→ Objective
Transcribe each line of the material as it is, and drop any picture.

→ Data block
==================================================
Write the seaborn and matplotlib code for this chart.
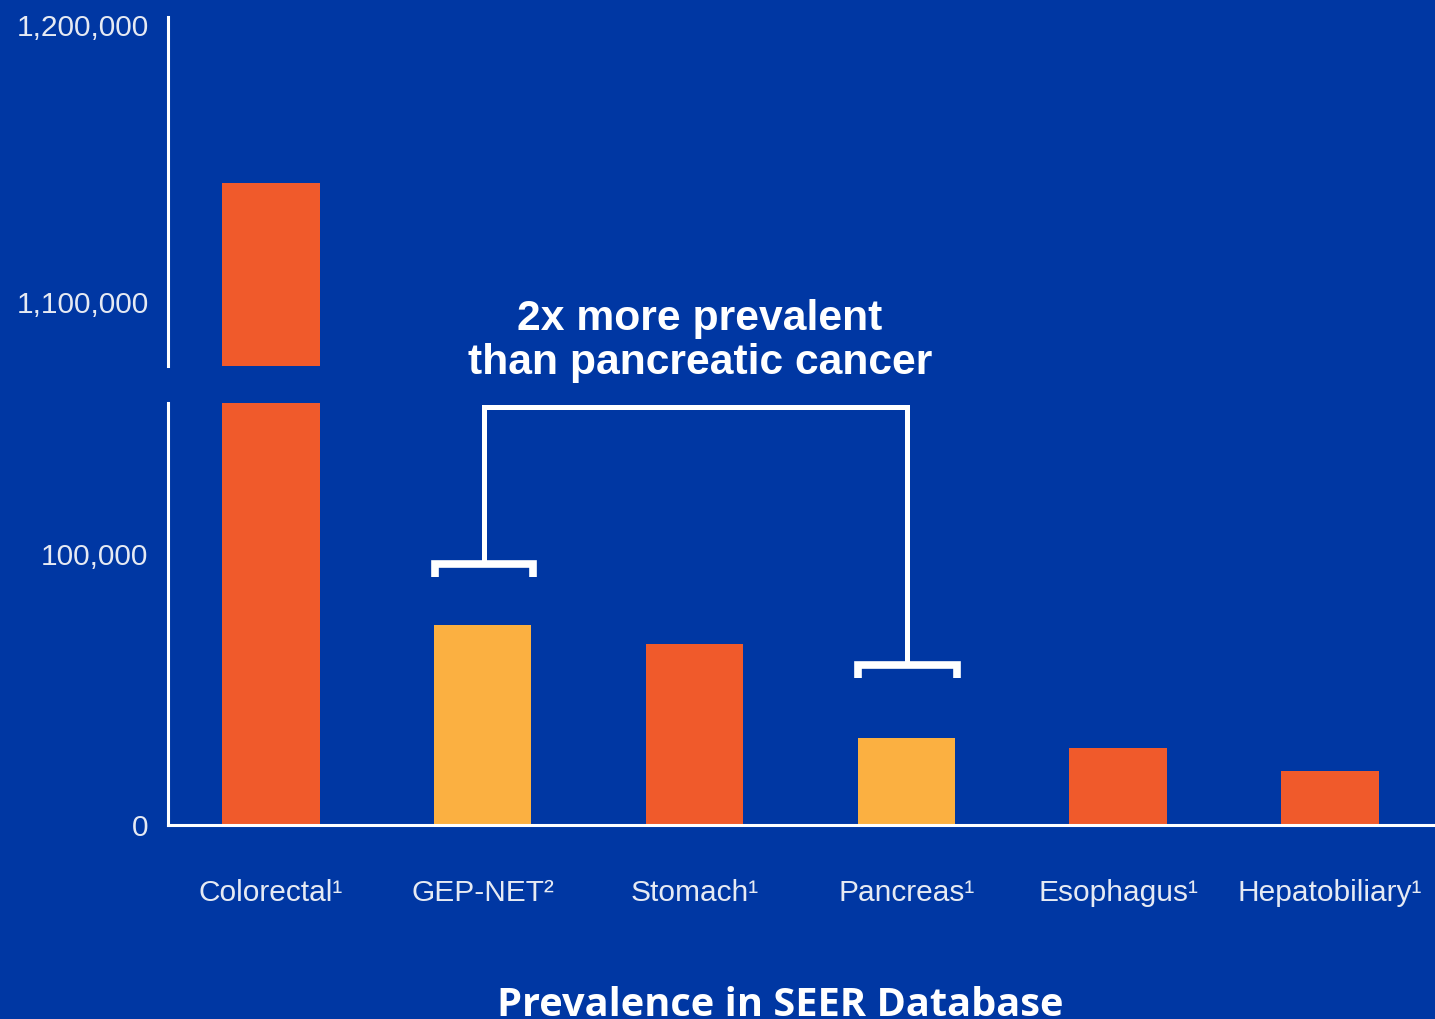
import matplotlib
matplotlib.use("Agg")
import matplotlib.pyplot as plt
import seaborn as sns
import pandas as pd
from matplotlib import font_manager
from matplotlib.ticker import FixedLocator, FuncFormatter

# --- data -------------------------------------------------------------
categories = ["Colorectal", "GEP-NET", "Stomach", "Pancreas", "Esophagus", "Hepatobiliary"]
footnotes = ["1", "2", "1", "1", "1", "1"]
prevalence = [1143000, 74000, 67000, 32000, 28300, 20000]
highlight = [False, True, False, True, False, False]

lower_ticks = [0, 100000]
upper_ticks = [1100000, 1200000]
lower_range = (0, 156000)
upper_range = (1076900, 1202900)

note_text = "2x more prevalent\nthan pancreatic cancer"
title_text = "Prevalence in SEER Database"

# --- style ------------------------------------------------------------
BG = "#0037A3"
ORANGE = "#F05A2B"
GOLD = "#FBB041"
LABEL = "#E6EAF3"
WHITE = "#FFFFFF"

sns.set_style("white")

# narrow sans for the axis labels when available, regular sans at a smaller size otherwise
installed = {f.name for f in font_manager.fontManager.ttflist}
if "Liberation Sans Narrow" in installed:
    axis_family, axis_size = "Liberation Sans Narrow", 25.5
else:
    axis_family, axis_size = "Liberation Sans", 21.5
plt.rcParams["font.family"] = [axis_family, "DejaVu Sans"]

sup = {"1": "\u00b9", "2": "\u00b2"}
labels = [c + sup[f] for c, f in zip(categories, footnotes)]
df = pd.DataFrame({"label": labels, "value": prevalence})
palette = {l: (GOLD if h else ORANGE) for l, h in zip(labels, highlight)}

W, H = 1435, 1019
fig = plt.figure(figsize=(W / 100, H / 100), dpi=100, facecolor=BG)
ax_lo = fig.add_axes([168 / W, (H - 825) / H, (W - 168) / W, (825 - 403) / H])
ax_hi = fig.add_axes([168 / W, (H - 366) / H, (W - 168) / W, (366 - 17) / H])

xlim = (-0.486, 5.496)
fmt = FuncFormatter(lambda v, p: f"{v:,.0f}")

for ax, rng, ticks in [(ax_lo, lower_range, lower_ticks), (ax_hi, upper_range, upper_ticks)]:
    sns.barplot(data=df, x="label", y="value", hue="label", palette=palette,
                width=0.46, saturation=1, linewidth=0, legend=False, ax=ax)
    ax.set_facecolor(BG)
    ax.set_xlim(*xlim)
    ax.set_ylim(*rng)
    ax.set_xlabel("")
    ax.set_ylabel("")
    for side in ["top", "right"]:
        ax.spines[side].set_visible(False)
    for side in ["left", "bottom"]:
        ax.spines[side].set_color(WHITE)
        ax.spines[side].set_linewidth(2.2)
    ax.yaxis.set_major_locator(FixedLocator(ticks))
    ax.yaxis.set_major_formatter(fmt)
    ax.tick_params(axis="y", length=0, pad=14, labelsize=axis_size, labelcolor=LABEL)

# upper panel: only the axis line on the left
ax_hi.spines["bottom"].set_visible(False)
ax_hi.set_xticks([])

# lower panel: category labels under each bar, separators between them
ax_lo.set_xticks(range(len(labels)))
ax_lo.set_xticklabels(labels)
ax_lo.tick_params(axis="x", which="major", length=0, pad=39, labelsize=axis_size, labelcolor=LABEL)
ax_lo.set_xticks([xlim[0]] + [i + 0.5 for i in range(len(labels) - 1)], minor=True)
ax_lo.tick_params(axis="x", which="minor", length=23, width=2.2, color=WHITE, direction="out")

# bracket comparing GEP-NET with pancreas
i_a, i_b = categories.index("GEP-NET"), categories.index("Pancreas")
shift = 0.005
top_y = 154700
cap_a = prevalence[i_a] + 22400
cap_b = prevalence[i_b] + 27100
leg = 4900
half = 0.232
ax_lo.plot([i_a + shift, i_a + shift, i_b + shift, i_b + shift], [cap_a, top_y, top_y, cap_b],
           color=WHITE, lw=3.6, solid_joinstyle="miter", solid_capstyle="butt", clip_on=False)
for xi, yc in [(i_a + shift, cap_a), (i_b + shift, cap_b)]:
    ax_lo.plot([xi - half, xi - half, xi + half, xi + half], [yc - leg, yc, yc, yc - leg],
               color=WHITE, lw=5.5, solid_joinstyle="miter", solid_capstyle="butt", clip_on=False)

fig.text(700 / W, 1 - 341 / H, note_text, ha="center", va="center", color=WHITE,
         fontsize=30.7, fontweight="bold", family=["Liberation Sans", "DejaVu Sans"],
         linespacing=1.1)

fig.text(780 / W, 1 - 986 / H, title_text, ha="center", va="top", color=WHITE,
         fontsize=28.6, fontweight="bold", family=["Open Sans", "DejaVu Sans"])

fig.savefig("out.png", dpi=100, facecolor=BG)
==================================================
→ Task answer
Write the seaborn and matplotlib code for this chart.
import matplotlib
matplotlib.use("Agg")
import matplotlib.pyplot as plt
import seaborn as sns
import pandas as pd
from matplotlib import font_manager
from matplotlib.ticker import FixedLocator, FuncFormatter

# --- data -------------------------------------------------------------
categories = ["Colorectal", "GEP-NET", "Stomach", "Pancreas", "Esophagus", "Hepatobiliary"]
footnotes = ["1", "2", "1", "1", "1", "1"]
prevalence = [1143000, 74000, 67000, 32000, 28300, 20000]
highlight = [False, True, False, True, False, False]

lower_ticks = [0, 100000]
upper_ticks = [1100000, 1200000]
lower_range = (0, 156000)
upper_range = (1076900, 1202900)

note_text = "2x more prevalent\nthan pancreatic cancer"
title_text = "Prevalence in SEER Database"

# --- style ------------------------------------------------------------
BG = "#0037A3"
ORANGE = "#F05A2B"
GOLD = "#FBB041"
LABEL = "#E6EAF3"
WHITE = "#FFFFFF"

sns.set_style("white")

# narrow sans for the axis labels when available, regular sans at a smaller size otherwise
installed = {f.name for f in font_manager.fontManager.ttflist}
if "Liberation Sans Narrow" in installed:
    axis_family, axis_size = "Liberation Sans Narrow", 25.5
else:
    axis_family, axis_size = "Liberation Sans", 21.5
plt.rcParams["font.family"] = [axis_family, "DejaVu Sans"]

sup = {"1": "\u00b9", "2": "\u00b2"}
labels = [c + sup[f] for c, f in zip(categories, footnotes)]
df = pd.DataFrame({"label": labels, "value": prevalence})
palette = {l: (GOLD if h else ORANGE) for l, h in zip(labels, highlight)}

W, H = 1435, 1019
fig = plt.figure(figsize=(W / 100, H / 100), dpi=100, facecolor=BG)
ax_lo = fig.add_axes([168 / W, (H - 825) / H, (W - 168) / W, (825 - 403) / H])
ax_hi = fig.add_axes([168 / W, (H - 366) / H, (W - 168) / W, (366 - 17) / H])

xlim = (-0.486, 5.496)
fmt = FuncFormatter(lambda v, p: f"{v:,.0f}")

for ax, rng, ticks in [(ax_lo, lower_range, lower_ticks), (ax_hi, upper_range, upper_ticks)]:
    sns.barplot(data=df, x="label", y="value", hue="label", palette=palette,
                width=0.46, saturation=1, linewidth=0, legend=False, ax=ax)
    ax.set_facecolor(BG)
    ax.set_xlim(*xlim)
    ax.set_ylim(*rng)
    ax.set_xlabel("")
    ax.set_ylabel("")
    for side in ["top", "right"]:
        ax.spines[side].set_visible(False)
    for side in ["left", "bottom"]:
        ax.spines[side].set_color(WHITE)
        ax.spines[side].set_linewidth(2.2)
    ax.yaxis.set_major_locator(FixedLocator(ticks))
    ax.yaxis.set_major_formatter(fmt)
    ax.tick_params(axis="y", length=0, pad=14, labelsize=axis_size, labelcolor=LABEL)

# upper panel: only the axis line on the left
ax_hi.spines["bottom"].set_visible(False)
ax_hi.set_xticks([])

# lower panel: category labels under each bar, separators between them
ax_lo.set_xticks(range(len(labels)))
ax_lo.set_xticklabels(labels)
ax_lo.tick_params(axis="x", which="major", length=0, pad=39, labelsize=axis_size, labelcolor=LABEL)
ax_lo.set_xticks([xlim[0]] + [i + 0.5 for i in range(len(labels) - 1)], minor=True)
ax_lo.tick_params(axis="x", which="minor", length=23, width=2.2, color=WHITE, direction="out")

# bracket comparing GEP-NET with pancreas
i_a, i_b = categories.index("GEP-NET"), categories.index("Pancreas")
shift = 0.005
top_y = 154700
cap_a = prevalence[i_a] + 22400
cap_b = prevalence[i_b] + 27100
leg = 4900
half = 0.232
ax_lo.plot([i_a + shift, i_a + shift, i_b + shift, i_b + shift], [cap_a, top_y, top_y, cap_b],
           color=WHITE, lw=3.6, solid_joinstyle="miter", solid_capstyle="butt", clip_on=False)
for xi, yc in [(i_a + shift, cap_a), (i_b + shift, cap_b)]:
    ax_lo.plot([xi - half, xi - half, xi + half, xi + half], [yc - leg, yc, yc, yc - leg],
               color=WHITE, lw=5.5, solid_joinstyle="miter", solid_capstyle="butt", clip_on=False)

fig.text(700 / W, 1 - 341 / H, note_text, ha="center", va="center", color=WHITE,
         fontsize=30.7, fontweight="bold", family=["Liberation Sans", "DejaVu Sans"],
         linespacing=1.1)

fig.text(780 / W, 1 - 986 / H, title_text, ha="center", va="top", color=WHITE,
         fontsize=28.6, fontweight="bold", family=["Open Sans", "DejaVu Sans"])

fig.savefig("out.png", dpi=100, facecolor=BG)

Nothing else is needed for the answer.